Como ya he dicho en alguna ocasión, por las mañanas suelo caminar desde casa hasta el trabajo durante poco más de un kilómetro por el que recorro el llamado Camino de Ronda, principalmente. Lo suelo hacer temprano, llegando a la altura de un estanco, junto al río Genil, poco antes de las ocho con lo que aún no le ha dado tiempo a abrir al dueño del establecimiento.
En invierno suele ser de noche, con días de bastante frío a esas horas del inicio del amanecer, con lluvia otros días y, ya en contadas ocasiones, con algún riesgo de nevada. El horario de apertura matinal del local es amplio, creo que alcanza las 14 horas, más luego otras tantas de tarde, es decir, que tiempo hay para atender a todo el que necesite algo de ellos.
Precisamente por esto último, me llama la atención que todas las mañanas, absolutamente todas, caiga lo que caiga, hay un grupo de unas seis ó siete personas esperando, desde un rato antes de que se suba la persiana, a que esta lo haga, a que se abra el paso para acceder a su vicio. Son los dependientes del humo, enganchados a la nicotina por diversas circunstancias que son incapaces de vivir sin ella por lo que ella misma les aporta, supongo.
Hay hombres y mujeres, la mayoría solitarios, y sólo dos son pareja. En alguna ocasión ha coincidido, justo al llegar yo, que se daba el pistoletazo de entrada a la compra de cigarrillos y he pasado tras el grupo para dirigirme a la ventanilla donde sello la lotería primitiva, que jamás me tocará por más esperanzas que tengo y menos ahora que están parados los sorteos con el coronavirus. Me suelo quedar esperando mi turno al final para mientras poder, con disimulo, observar las distintas respuestas al final de su espera. Hay variedad: un señor que tiene racionados sus dos paquetes diarios, se marcha sin pagar y sin apenas despedirse (supongo que habrá algún acuerdo con los estanqueros), al que luego me encuentro con frecuencia, a lo largo del día, recorriendo las calles de la ciudad, cigarrillo en mano, mirando contemplativo a todas partes; una mujer, entrada en los cuarenta, con sonrisa nerviosa responde automáticamente “a lo de siempre” cuando le toca su turno, mientras desenrolla ágilmente la tira de celofán que permite el acceso a los pitillos en el breve tiempo que tardan en darle el cambio; un abuelo, o al menos así lo aparenta, de paso tranquilo, mirada sosegada y una barba amarillenta alrededor de los labios que delata sus muchas horas de caladas.

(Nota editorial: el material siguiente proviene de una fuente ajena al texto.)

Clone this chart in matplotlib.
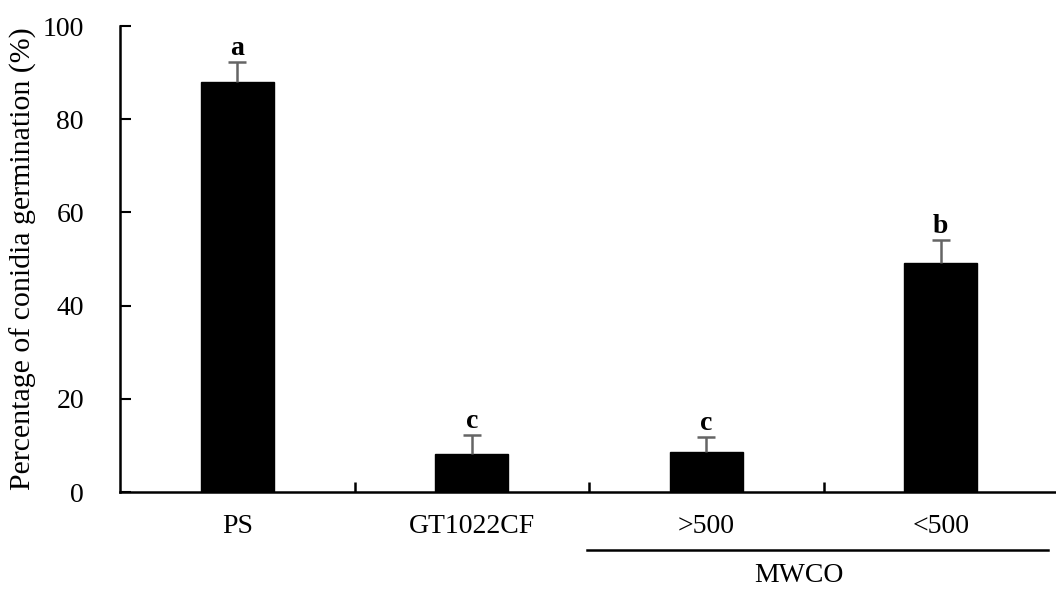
import numpy as np
import matplotlib.pyplot as plt

plt.rcParams['font.family'] = ['Liberation Serif', 'DejaVu Serif']

# datos
categorias = ['PS', 'GT1022CF', '>500', '<500']
germinacion = [88.0, 8.1, 8.5, 49.1]
error = [4.3, 4.1, 3.4, 5.0]
letras = ['a', 'c', 'c', 'b']

fig = plt.figure(figsize=(10.56, 5.9), dpi=100)
ax = fig.add_axes([120/1056, (590-492)/590, 938/1056, 466/590])

x = np.arange(len(categorias))
ax.bar(x, germinacion, width=0.31, color='black', edgecolor='black')
_, caps, _ = ax.errorbar(x, germinacion, yerr=[np.zeros(len(error)), error], fmt='none',
                         ecolor='#656565', elinewidth=1.8, capsize=6.5, capthick=1.8)
caps[0].set_visible(False)  # solo la tapa superior

for xi, v, e, l in zip(x, germinacion, error, letras):
    ax.text(xi, v + e + 0.2, l, ha='center', va='bottom', fontsize=20, fontweight='bold')

ax.set_xlim(-0.5, 3.5)
ax.set_ylim(0, 100)
ax.set_yticks(np.arange(0, 101, 20))
ax.set_xticks(x + 0.5)
ax.set_xticklabels([])
ax.tick_params(axis='x', direction='in', length=7, width=1.8)
ax.tick_params(axis='y', direction='in', length=8, width=1.5, labelsize=20, pad=26)
for xi, c in zip(x, categorias):
    ax.text(xi, -7.5, c, ha='center', va='center', fontsize=20)

ax.spines['top'].set_visible(False)
ax.spines['right'].set_visible(False)
ax.spines['left'].set_linewidth(1.8)
ax.spines['bottom'].set_linewidth(1.8)
ax.set_ylabel('Percentage of conidia germination (%)', fontsize=21.5, labelpad=4)

# linea MWCO
fig.add_artist(plt.Line2D([587/1056, 1048/1056], [1 - 550/590, 1 - 550/590], color='black', lw=1.8))
fig.text(799/1056, 1 - 576/590, 'MWCO', ha='center', va='center', fontsize=20)

fig.savefig('out.png', dpi=100)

También está la pareja que comenté, dos señores ya maduros, de miradas tristes, que, sin apenas dirigirse la palabra, saben ordenarse para ser uno el que recoja los paquetes y pague, mientras el otro va extrayendo un par de cigarrillos para encenderlos nada más volver a la calle y poder dar los primeros pasos del día envueltos en humo.
Esporádicamente, también hay otras personas esperando la apertura del estanco, pero son circunstanciales. Supongo que serán más previsores, se dosificarán mejor o no necesitan tan urgentemente el tener que saborear el tabaco de mañana, pudiendo esperar o incluso anular ese impulso.
Yo reconozco que me gustan ciertos placeres que podrían considerarse vicios cuando se llevan al extremo. A todos nos gusta una cerveza fría, alguna copa, comidas y hasta fumar puntualmente en los que se conoce como fumadores sociales. En su medida, y obteniendo el gusto de saborear lo que se consuma, es entendible y defendible. Cuando ese consumo se nos va de las manos es cuando puede resultar contraproducente.
En el caso de los componentes de la cola del humo, entiendo que no es extrapolable su dependencia exclusivamente a un consumo desmadrado, que también lo es. En esos casos, es más bien necesidad, rutina, terapia para rebajar problemas que, sin conocerlos, se nos escapan.
Me choca el tener una adicción tal como esa, en ese grado, que supongo no es el que habitualmente presentan la mayoría de usuarios del estanco. Me extraña, día tras día, que lleguen todos a esa hora con las reservas agotadas, sin una colilla en el cargador que les haga la espera más relajada. Me hace pensar en mil motivos para ello, de los mismos mil que quiero escapar.
Nunca me consideré adicto a nada, aunque admito que eso nunca nadie lo podrá afirmar taxativamente. Todos estamos expuestos y la mente es muy engañosa a la vez que cómoda. Dominar la cabeza no está al alcance de todos y el que lo hace no puede descuidar su entreno.
Se agota la cola, se pierden sin abrir boca. No se saludan, no se conocen de nada más que de coincidir allí, amanecer tras amanecer. Salgo con mi boleto sellado sin apreciar ya rastro de ellos. Mañana será igual.